SUARA RAKYAT, JANGAN DIBELI? - Di tengah hiruk-pikuk pemilu legislatif, muncul satu kisah menarik tentang keberanian melawan praktik politik uang (money politik). Seorang koordinator desa (kordes) berinisial AW memilih mundur dari tugasnya setelah menyadari dirinya dijadikan alat untuk membeli suara rakyat.
Awalnya, AW menerima tawaran menjadi kordes karena ia percaya pada visi dan misi calon legislatif yang menurutnya membawa harapan untuk perubahan di desanya. Tugas utamanya hanya mendata relawan atau warga yang potensial menjadi pemilih. Ia bekerja dengan semangat, berkeliling dari rumah ke rumah, mendengarkan aspirasi warga, dan menyampaikan harapan tentang perubahan yang dijanjikan oleh caleg tersebut.
Namun situasi mulai berubah saat AW diberi beberapa amplop berisi uang pecahan seratus ribuan. “Tolong disalurkan ke warga yang sudah didata, ini untuk memastikan mereka benar-benar memilih,” kata salah satu tim sukses kepada AW. Hati kecilnya langsung terusik.
“Ini bukan yang saya perjuangkan,” ungkap AW saat menceritakan pengalamannya. Ia merasa ada yang janggal. Niat awalnya hanya ingin membantu seorang calon yang ia anggap layak, bukan menjadi kaki tangan dalam praktik curang yang merusak demokrasi.
Dengan berat hati, AW memutuskan mundur dari tugas sebagai kordes. Keputusan itu tidak mudah. Tak lama setelah pengunduran dirinya, beberapa orang justru menuntut ganti rugi, mengaku tidak menerima uang sebagaimana dijanjikan, padahal AW sendiri tidak pernah membagikannya. Ia menjadi sasaran fitnah dan tekanan sosial dari berbagai pihak.
“Saya difitnah makan uang, padahal saya tidak pernah menyentuh sepeser pun,” ujar AW.
Meski tertekan, AW tetap teguh pada pendiriannya.
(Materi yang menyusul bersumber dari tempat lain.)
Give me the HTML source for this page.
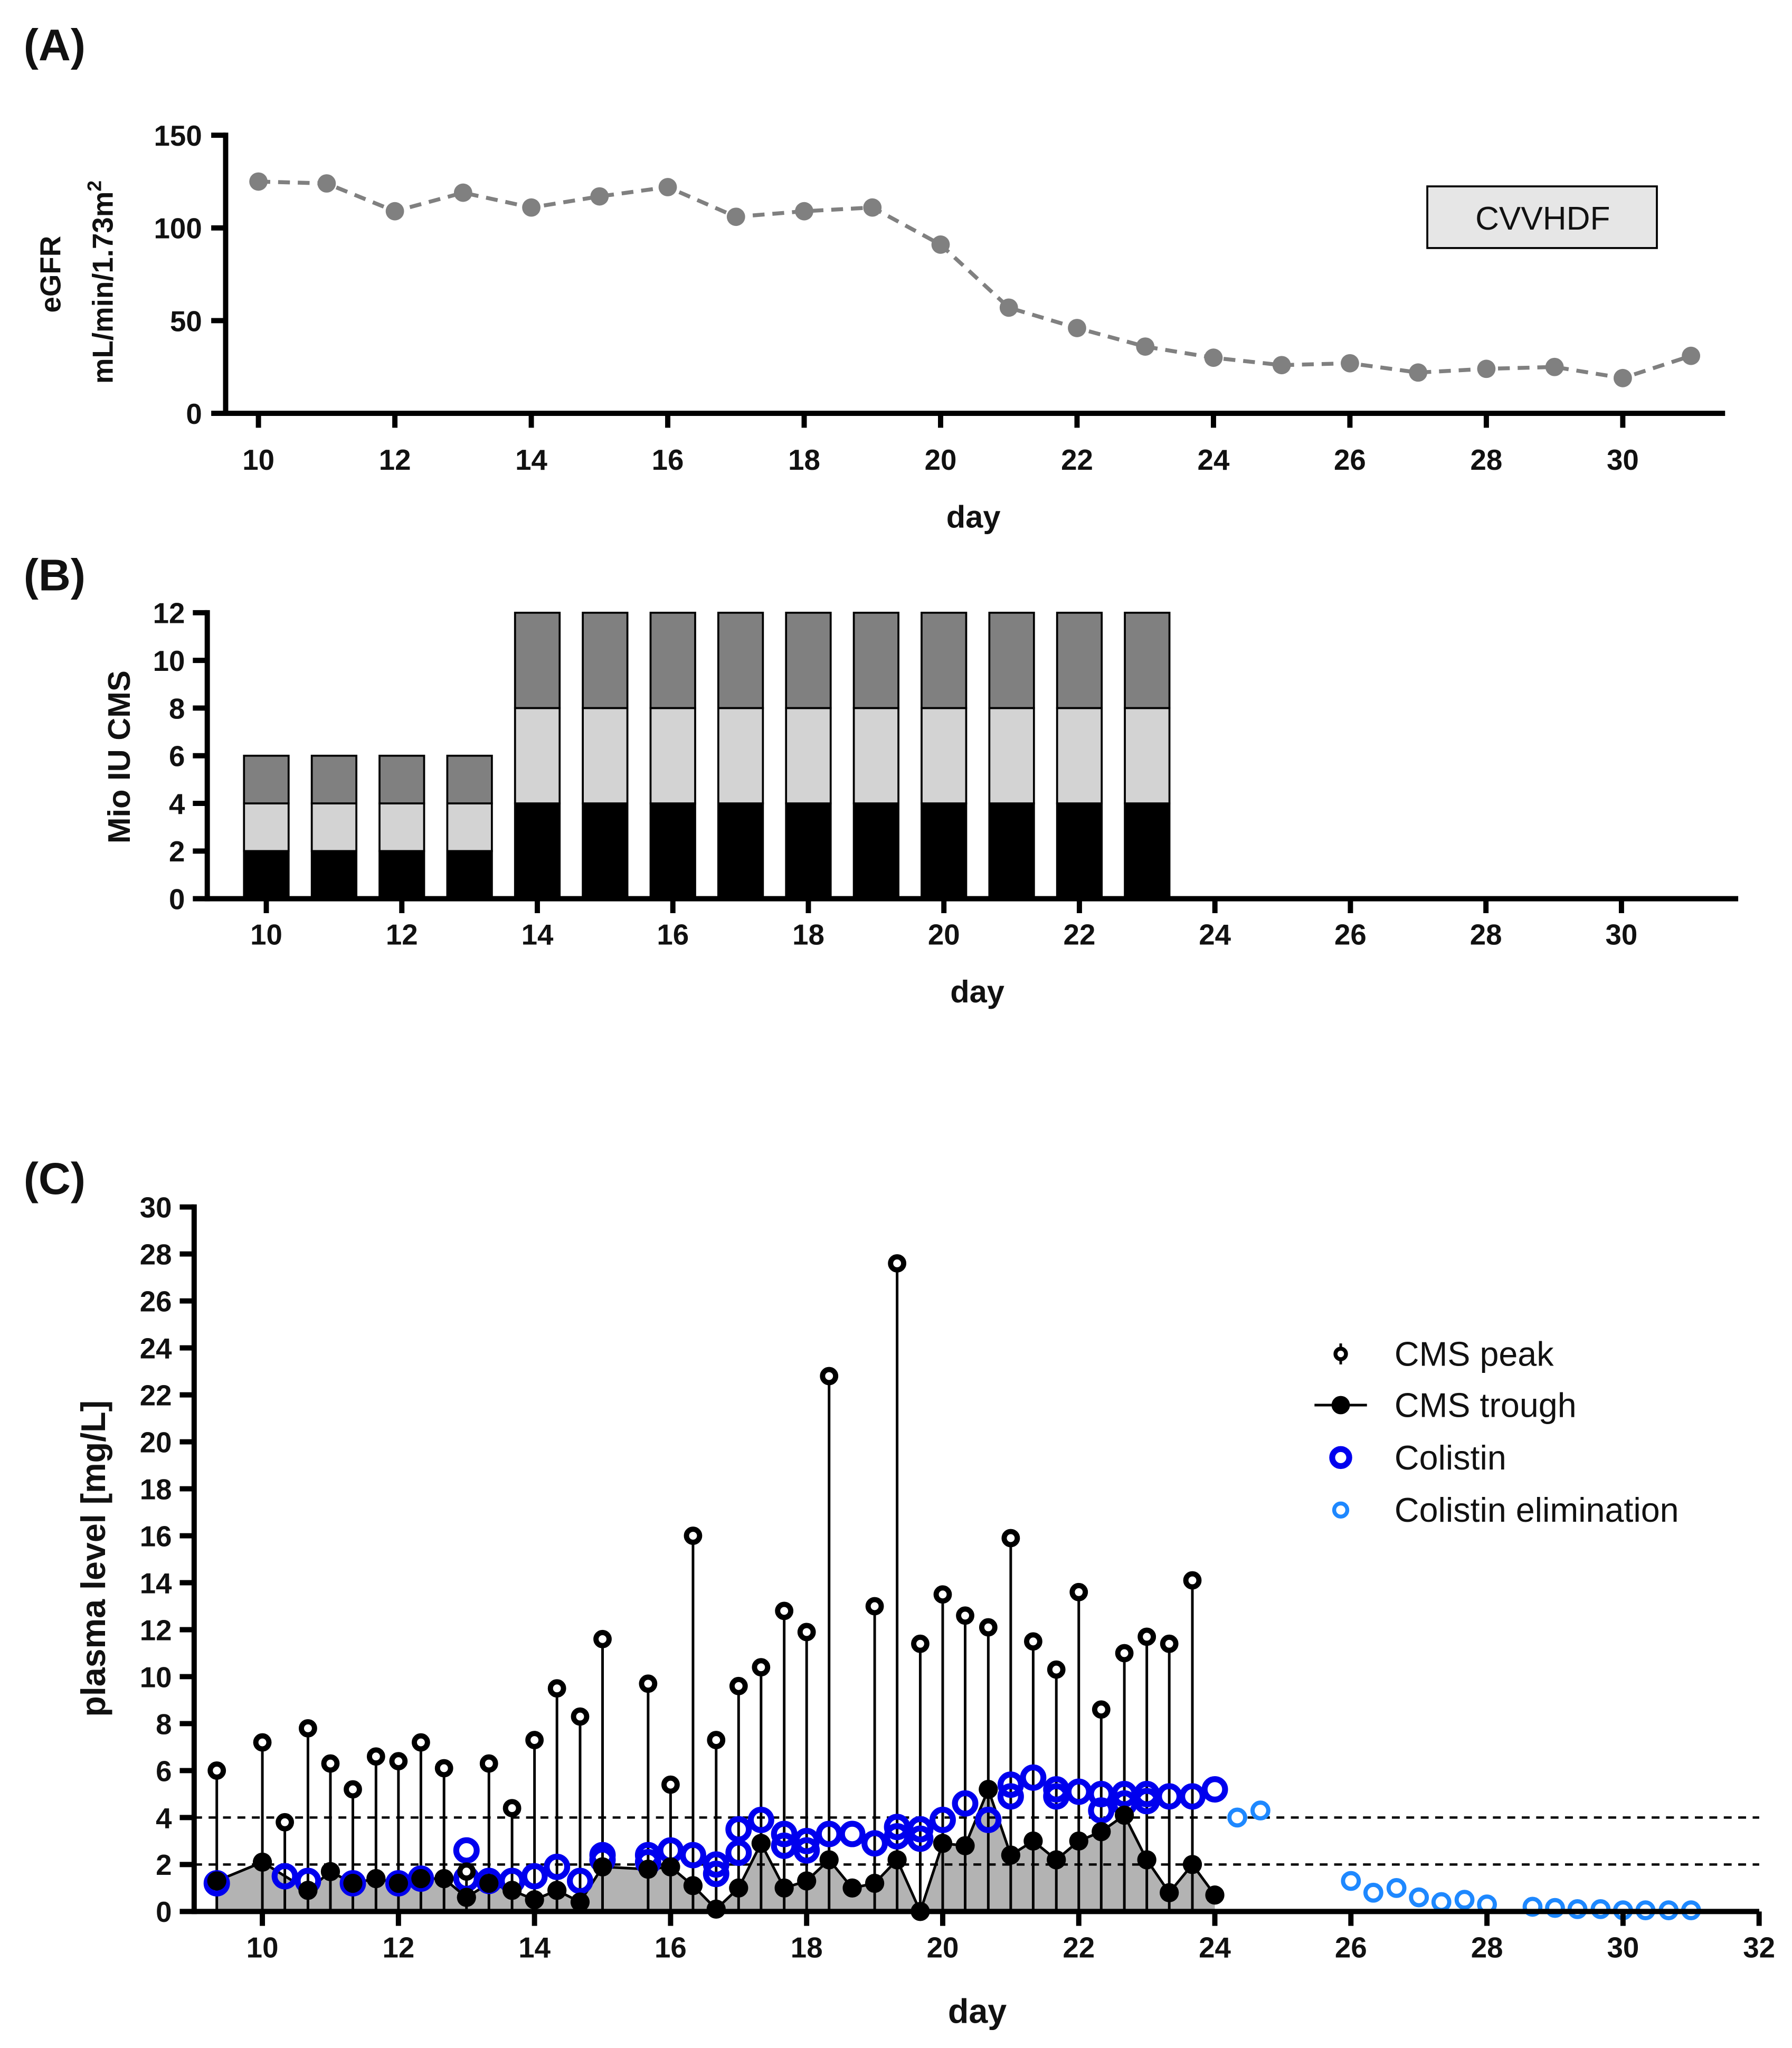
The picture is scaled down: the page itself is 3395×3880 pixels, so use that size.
<!DOCTYPE html>
<html><head><meta charset="utf-8"><style>
html,body{margin:0;padding:0;background:#fff}
svg{display:block}
text{font-family:"Liberation Sans",Arial,sans-serif;font-weight:bold;fill:#111}
text.n{font-weight:normal}
</style></head><body>
<svg id="fig" width="3395" height="3880" viewBox="0 0 1366 1561" xmlns="http://www.w3.org/2000/svg">
<text x="18" y="46" font-size="34">(A)</text>
<text x="18" y="450" font-size="34">(B)</text>
<text x="18" y="910" font-size="34">(C)</text>
<g id="A"></g>
<g id="B"></g>
<g id="C"></g>
</svg>
<script>
// Panel A data
const aDays=[10,11,12,13,14,15,16,17,18,19,20,21,22,23,24,25,26,27,28,29,30,31];
const aEgfr=[125,124,109,119,111,117,122,106,109,111,91,57,46,36,30,26,27,22,24,25,19,31];
const aXTicks=[10,12,14,16,18,20,22,24,26,28,30];
const aYTicks=[0,50,100,150];
// Panel B data
const bDays=[10,11,12,13,14,15,16,17,18,19,20,21,22,23];
const bDose1=[2,2,2,2,4,4,4,4,4,4,4,4,4,4];
const bDose2=[2,2,2,2,4,4,4,4,4,4,4,4,4,4];
const bDose3=[2,2,2,2,4,4,4,4,4,4,4,4,4,4];
const bXTicks=[10,12,14,16,18,20,22,24,26,28,30];
const bYTicks=[0,2,4,6,8,10,12];
// Panel C data
const peakDays=[9.33,10,10.33,10.67,11,11.33,11.67,12,12.33,12.67,13,13.33,13.67,14,14.33,14.67,15,15.67,16,16.33,16.67,17,17.33,17.67,18,18.33,19,19.33,19.67,20,20.33,20.67,21,21.33,21.67,22,22.33,22.67,23,23.33,23.67];
const peakVals=[6.0,7.2,3.8,7.8,6.3,5.2,6.6,6.4,7.2,6.1,1.7,6.3,4.4,7.3,9.5,8.3,11.6,9.7,5.4,16.0,7.3,9.6,10.4,12.8,11.9,22.8,13.0,27.6,11.4,13.5,12.6,12.1,15.9,11.5,10.3,13.6,8.6,11.0,11.7,11.4,14.1];
const troughDays=[9.33,10,10.67,11,11.33,11.67,12,12.33,12.67,13,13.33,13.67,14,14.33,14.67,15,15.67,16,16.33,16.67,17,17.33,17.67,18,18.33,18.67,19,19.33,19.67,20,20.33,20.67,21,21.33,21.67,22,22.33,22.67,23,23.33,23.67,24];
const troughVals=[1.3,2.1,0.9,1.7,1.2,1.4,1.2,1.4,1.4,0.6,1.2,0.9,0.5,0.9,0.4,1.9,1.8,1.9,1.1,0.1,1.0,2.9,1.0,1.3,2.2,1.0,1.2,2.2,0,2.9,2.8,5.2,2.4,3.0,2.2,3.0,3.4,4.1,2.2,0.8,2.0,0.7];
const colDays=[9.33,10.33,10.67,11.33,12,12.33,13,13,13.33,13.67,14,14.33,14.67,15,15,15.67,15.67,16,16.33,16.67,16.67,17,17,17.33,17.67,17.67,18,18,18.33,18.67,19,19.33,19.33,19.67,19.67,20,20.33,20.67,21,21,21.33,21.67,21.67,22,22.33,22.33,22.67,22.67,23,23,23.33,23.67,24];
const colVals=[1.2,1.5,1.3,1.2,1.2,1.4,2.6,1.4,1.3,1.3,1.5,1.9,1.3,2.4,2.2,2.4,2.1,2.6,2.4,2.0,1.6,3.5,2.5,3.9,3.3,2.8,3.0,2.6,3.3,3.3,2.9,3.6,3.2,3.5,3.1,3.9,4.6,3.9,5.4,4.9,5.7,5.2,4.9,5.1,5.0,4.3,5.0,4.6,5.0,4.7,4.9,4.9,5.2];
const elimDays=[24.33,24.67,26,26.33,26.67,27,27.33,27.67,28,28.67,29,29.33,29.67,30,30.33,30.67,31];
const elimVals=[4.0,4.3,1.3,0.8,1.0,0.6,0.4,0.5,0.3,0.2,0.15,0.1,0.1,0.05,0.05,0.05,0.05];
const cXTicks=[10,12,14,16,18,20,22,24,26,28,30,32];
const cYTicks=[0,2,4,6,8,10,12,14,16,18,20,22,24,26,28,30];

const NS="http://www.w3.org/2000/svg";
function mk(p,tag,at,txt){const e=document.createElementNS(NS,tag);for(const k in at)e.setAttribute(k,at[k]);if(txt!==undefined)e.textContent=txt;p.appendChild(e);return e;}

// ---------- A ----------
(function(){
const g=document.getElementById('A');
const xA=d=>197+(d-10)*52, yA=v=>315-v*212/150;
let e=mk(g,'line',{x1:172,y1:315,x2:1315,y2:315,stroke:'#000','stroke-width':4});

e=mk(g,'line',{x1:172,y1:101,x2:172,y2:317,stroke:'#000','stroke-width':4});

aXTicks.forEach(t=>{mk(g,'line',{x1:xA(t),y1:315,x2:xA(t),y2:326,stroke:'#000','stroke-width':4});
 e=mk(g,'text',{x:xA(t),y:358,'font-size':22,'text-anchor':'middle'},t);
 });
aYTicks.forEach(t=>{mk(g,'line',{x1:161,y1:yA(t),x2:172,y2:yA(t),stroke:'#000','stroke-width':4});
 e=mk(g,'text',{x:154,y:yA(t)+8,'font-size':22,'text-anchor':'end'},t);
 });
e=mk(g,'text',{x:742,y:402,'font-size':24,'text-anchor':'middle'},'day');

e=mk(g,'text',{transform:'translate(46,209) rotate(-90)','font-size':22,'text-anchor':'middle'},'eGFR');

e=mk(g,'text',{transform:'translate(86,215) rotate(-90)','font-size':22,'text-anchor':'middle'});
e.innerHTML='mL/min/1.73m<tspan dy="-9" font-size="15">2</tspan>';

e=mk(g,'polyline',{points:aDays.map((d,i)=>xA(d)+','+yA(aEgfr[i])).join(' '),fill:'none',stroke:'#808080','stroke-width':3,'stroke-dasharray':'9,6'});

aDays.forEach((d,i)=>{e=mk(g,'circle',{cx:xA(d),cy:yA(aEgfr[i]),r:7,fill:'#808080'});
 });
e=mk(g,'rect',{x:1088,y:142,width:175,height:47,fill:'#e6e6e6',stroke:'#000','stroke-width':1.5});

e=mk(g,'text',{x:1176,y:175,'font-size':25,'text-anchor':'middle','class':'n'},'CVVHDF');

})();

// ---------- B ----------
(function(){
const g=document.getElementById('B');
const xB=d=>203+(d-10)*51.65, yB=v=>685-v*218/12;
let e;
bDays.forEach((d,i)=>{
 const segs=[[0,bDose1[i],'#000'],[bDose1[i],bDose1[i]+bDose2[i],'#d3d3d3'],[bDose1[i]+bDose2[i],bDose1[i]+bDose2[i]+bDose3[i],'#808080']];
 segs.forEach((s,j)=>{e=mk(g,'rect',{x:xB(d)-17,y:yB(s[1]),width:34,height:yB(s[0])-yB(s[1]),fill:s[2],stroke:'#000','stroke-width':1.5});
  });
});
e=mk(g,'line',{x1:158,y1:685,x2:1325,y2:685,stroke:'#000','stroke-width':4});

e=mk(g,'line',{x1:158,y1:465,x2:158,y2:687,stroke:'#000','stroke-width':4});

bXTicks.forEach(t=>{mk(g,'line',{x1:xB(t),y1:685,x2:xB(t),y2:696,stroke:'#000','stroke-width':4});
 e=mk(g,'text',{x:xB(t),y:720,'font-size':22,'text-anchor':'middle'},t);
 });
bYTicks.forEach(t=>{mk(g,'line',{x1:147,y1:yB(t),x2:158,y2:yB(t),stroke:'#000','stroke-width':4});
 e=mk(g,'text',{x:141,y:yB(t)+8,'font-size':22,'text-anchor':'end'},t);
 });
e=mk(g,'text',{x:745,y:764,'font-size':24,'text-anchor':'middle'},'day');

e=mk(g,'text',{transform:'translate(99,577) rotate(-90)','font-size':24,'text-anchor':'middle'},'Mio IU CMS');

})();

// ---------- C ----------
(function(){
const g=document.getElementById('C');
const xC=d=>200+(d-10)*51.86, yC=v=>1457-v*537/30;
let e;
let pts=xC(troughDays[0])+','+yC(0)+' '+troughDays.map((d,i)=>xC(d)+','+yC(troughVals[i])).join(' ')+' '+xC(troughDays[troughDays.length-1])+','+yC(0);
e=mk(g,'polygon',{points:pts,fill:'#b3b3b3'});

[2,4].forEach(v=>{e=mk(g,'line',{x1:148,y1:yC(v),x2:1341,y2:yC(v),stroke:'#000','stroke-width':1.8,'stroke-dasharray':'6,5'});
 });
peakDays.forEach((d,i)=>{e=mk(g,'line',{x1:xC(d),y1:yC(peakVals[i]),x2:xC(d),y2:yC(0),stroke:'#000','stroke-width':2});
 });
e=mk(g,'polyline',{points:troughDays.map((d,i)=>xC(d)+','+yC(troughVals[i])).join(' '),fill:'none',stroke:'#000','stroke-width':2});

colDays.forEach((d,i)=>{e=mk(g,'circle',{cx:xC(d),cy:yC(colVals[i]),r:7.8,fill:'none',stroke:'#0000ee','stroke-width':4.5});
 });
troughDays.forEach((d,i)=>{e=mk(g,'circle',{cx:xC(d),cy:yC(troughVals[i]),r:7.3,fill:'#000'});
 });
peakDays.forEach((d,i)=>{e=mk(g,'circle',{cx:xC(d),cy:yC(peakVals[i]),r:5,fill:'#fff',stroke:'#000','stroke-width':4});
 });
elimDays.forEach((d,i)=>{e=mk(g,'circle',{cx:xC(d),cy:yC(elimVals[i]),r:6,fill:'#fff',stroke:'#1e88ff','stroke-width':3.2});
 });
e=mk(g,'line',{x1:148,y1:1457,x2:1341,y2:1457,stroke:'#000','stroke-width':4});

e=mk(g,'line',{x1:148,y1:918,x2:148,y2:1459,stroke:'#000','stroke-width':4});

cXTicks.forEach(t=>{mk(g,'line',{x1:xC(t),y1:1457,x2:xC(t),y2:1468,stroke:'#000','stroke-width':4});
 e=mk(g,'text',{x:xC(t),y:1492,'font-size':22,'text-anchor':'middle'},t);
 });
cYTicks.forEach(t=>{mk(g,'line',{x1:137,y1:yC(t),x2:148,y2:yC(t),stroke:'#000','stroke-width':4});
 e=mk(g,'text',{x:131,y:yC(t)+8,'font-size':22,'text-anchor':'end'},t);
 });
e=mk(g,'text',{x:745,y:1542,'font-size':26,'text-anchor':'middle'},'day');

e=mk(g,'text',{transform:'translate(80,1188) rotate(-90)','font-size':26,'text-anchor':'middle'},'plasma level [mg/L]');

const lx=1022, ly=[1032,1071,1111,1151], labels=['CMS peak','CMS trough','Colistin','Colistin elimination'];
const leg=mk(g,'g',{});

mk(leg,'line',{x1:lx,y1:ly[0]-8,x2:lx,y2:ly[0]+8,stroke:'#000','stroke-width':2});
mk(leg,'circle',{cx:lx,cy:ly[0],r:4,fill:'#fff',stroke:'#000','stroke-width':3});
mk(leg,'line',{x1:lx-20,y1:ly[1],x2:lx+20,y2:ly[1],stroke:'#000','stroke-width':2});
mk(leg,'circle',{cx:lx,cy:ly[1],r:7,fill:'#000'});
mk(leg,'circle',{cx:lx,cy:ly[2],r:6.5,fill:'none',stroke:'#0000ee','stroke-width':4.5});
mk(leg,'circle',{cx:lx,cy:ly[3],r:5,fill:'#fff',stroke:'#1e88ff','stroke-width':3});
labels.forEach((l,i)=>{e=mk(leg,'text',{x:1063,y:ly[i]+9,'font-size':26,'class':'n'},l);
 });
})();
</script>
</body></html>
Ia lebih memilih menjaga integritas daripada ikut andil dalam permainan kotor politik. Baginya, suara rakyat adalah amanah, bukan sesuatu yang bisa dibeli dengan segepok uang.
Melawan Praktik Politik Uang: Sebuah Tindakan Berani
Cerita AW menjadi pengingat bahwa praktik politik uang masih menjadi ancaman serius bagi kualitas demokrasi kita. Tapi kisah ini juga menumbuhkan harapan — bahwa masih ada orang-orang jujur yang berani melawan arus, demi masa depan yang lebih bersih dan adil.
“Saya hanya ingin menyuarakan bahwa tidak semua orang bisa dibeli. Kita butuh pemimpin yang menang karena dipercaya, bukan karena membayar,” tegas AW.
Pesan Moral:
Money politik memang menggiurkan, tapi dampaknya bisa merusak tatanan demokrasi. Keberanian AW menunjukkan bahwa perubahan dimulai dari keberanian untuk berkata “tidak” pada ketidakadilan. Semoga kisah ini menjadi inspirasi bagi masyarakat untuk lebih bijak dalam memilih, dan tidak membiarkan uang menjadi penentu masa depan bangsa.